Living Together Considerately
Help! Marriages are dissolving daily! Even
Christian people are often struggling to keep their marriage relationships
positive. Among the great Bible passages that offer help for better marriages is
1 Peter 3:7, “Husbands, in the same way be considerate as you live with your
wives, and treat them with respect as the weaker partner and as heirs with you
of the gracious gift of life, so that nothing will hinder your prayers.” There
are three main ideas in this passage that will help us relate more positively to
our mate.
First, the apostle says, “Husbands…be considerate as your live with
your wives.” This command certainly also applies to wives. The New American
Standard translates it, “live with your wives in an understanding way.” Several
things are implied by this command. It implies a commitment on the part of one
spouse to understand the other.
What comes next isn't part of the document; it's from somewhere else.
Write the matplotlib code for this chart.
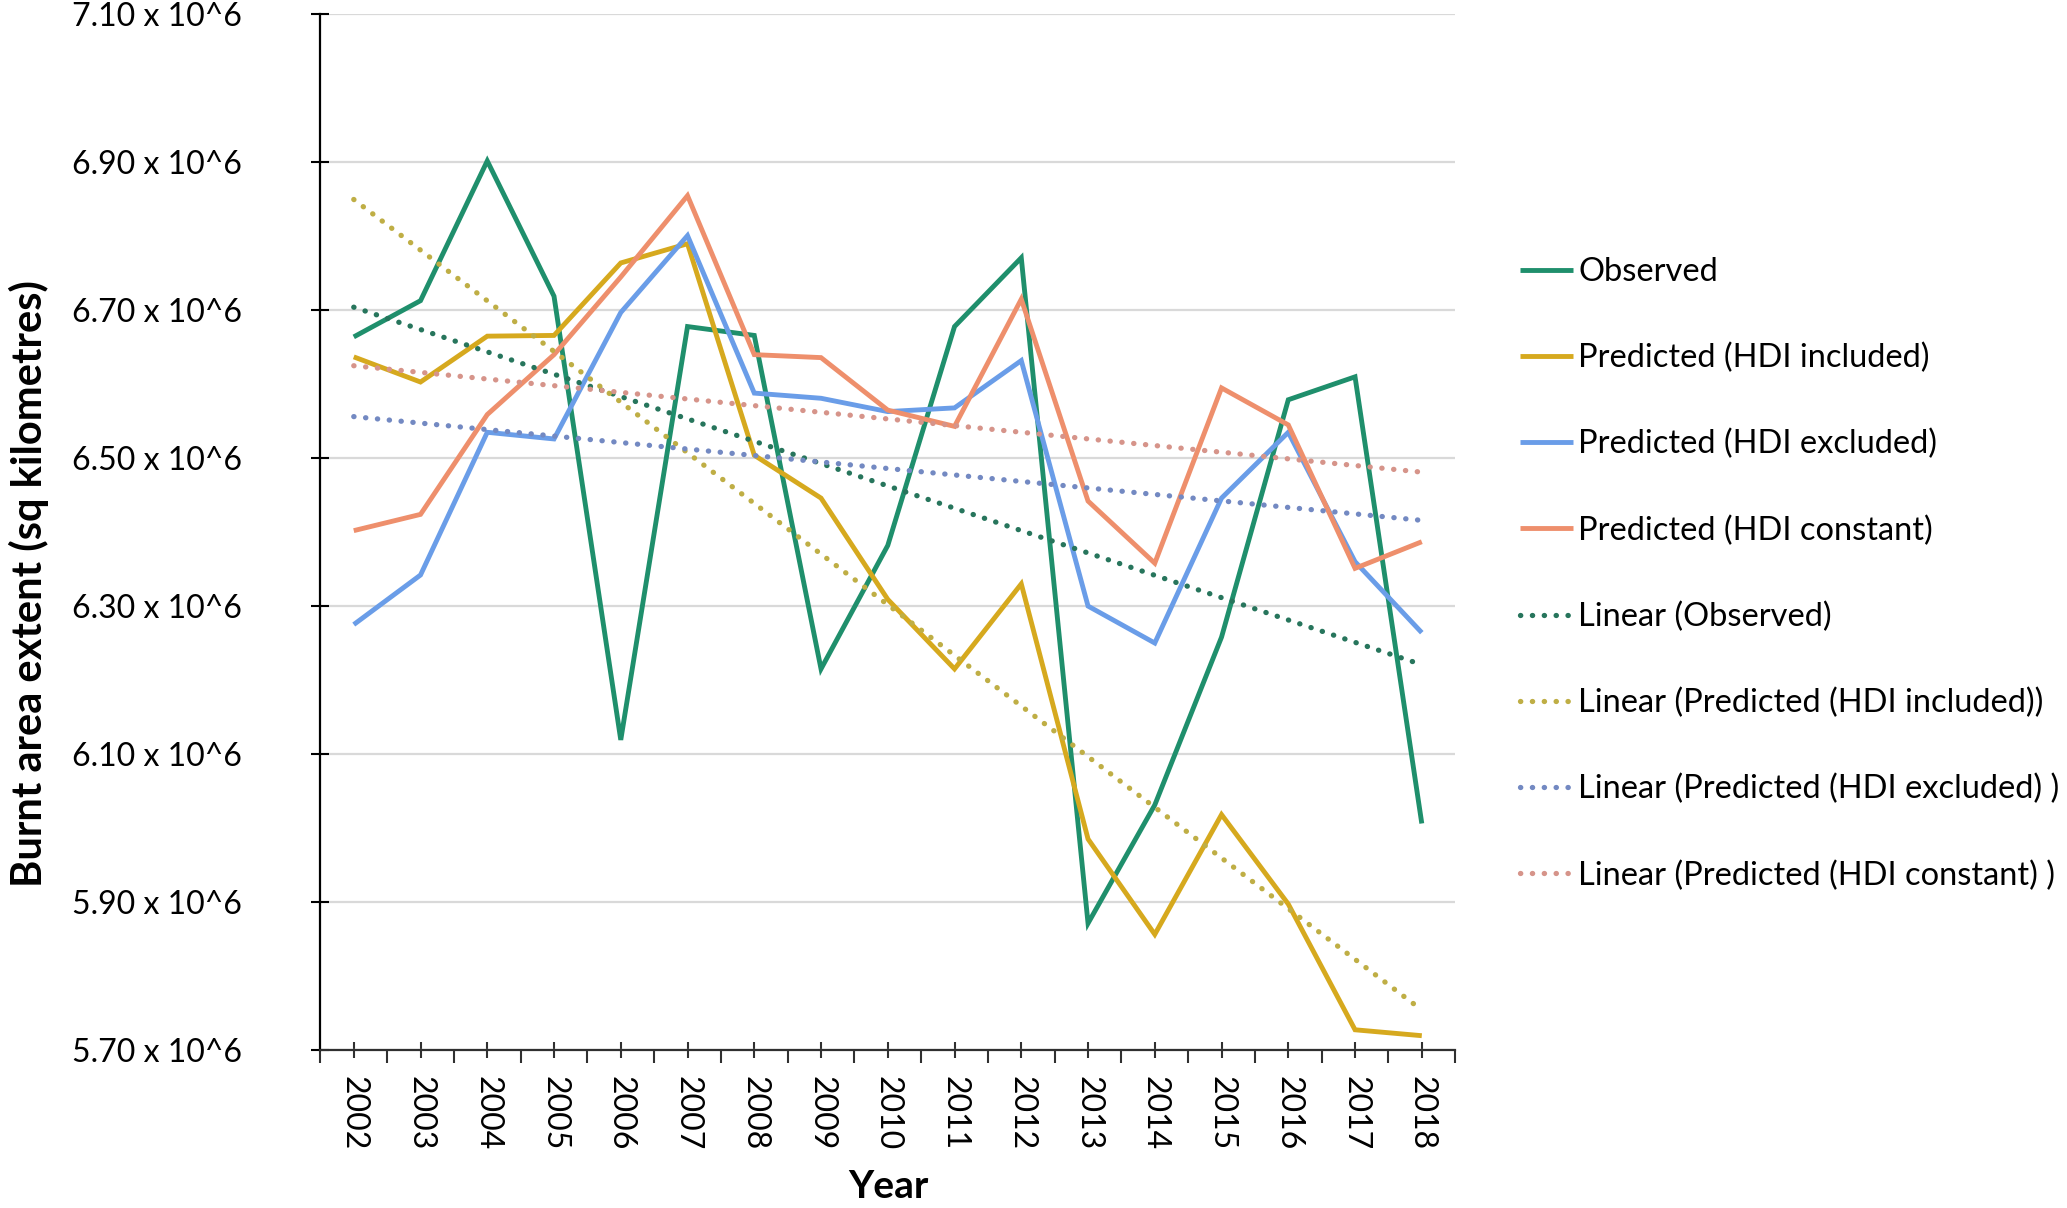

This commitment arises out of agape love, a
basic concern for the satisfaction, security, and positive development of the
other person. This commitment also implies the need for communication because
without communication there can be no understanding and without understanding
there can be no real consideration.
Good communication takes plenty of time and undivided attention. It
takes place when couples can focus completely on each other without
distraction. Many couples are so involved in their own individual work,
recreation, and social activities that they have little or no time with one
another. Some even make up excuses to avoid spending time with each other. In
order for communication to take place and understanding to follow, both parties
the marriage must make time intentionally to be together and listen to one
another. Conversations must be non-threatening, balanced, and geared toward
informing, investigating, and understanding one another. Couples must be honest
about how they feel and seek real steps to address one another’s needs. Your
spouse knows you are listening when your conversations are followed by positive
actions to address the needs that are expressed.
Our passage also says that we are “joint heirs of the grace of life.”
We are equal partners in the good things of life. Couples who try to understand
each other and act considerately will not be selfish with money, possessions,
vacations, or any other blessing of life, but will consider one another. Are
you being considerate and sharing the good things with your spouse.
Finally, our passage gives the reason for doing these things in
marriage. It says, “So that your prayers will not be hindered.” When we are
not behaving properly toward our spouse, it hinders our relationship with God.
We can’t have a good relationship with God if we are not trying to live
considerately with our spouse. Let’s commit ourselves to do what it takes to
listen, understand, and live with our spouse in an understanding way!
Dear God,
Please help us to live with
each other in peace and harmony, with consideration for our spouse. Help us to
work at having good marriages by putting you first in our individual lives.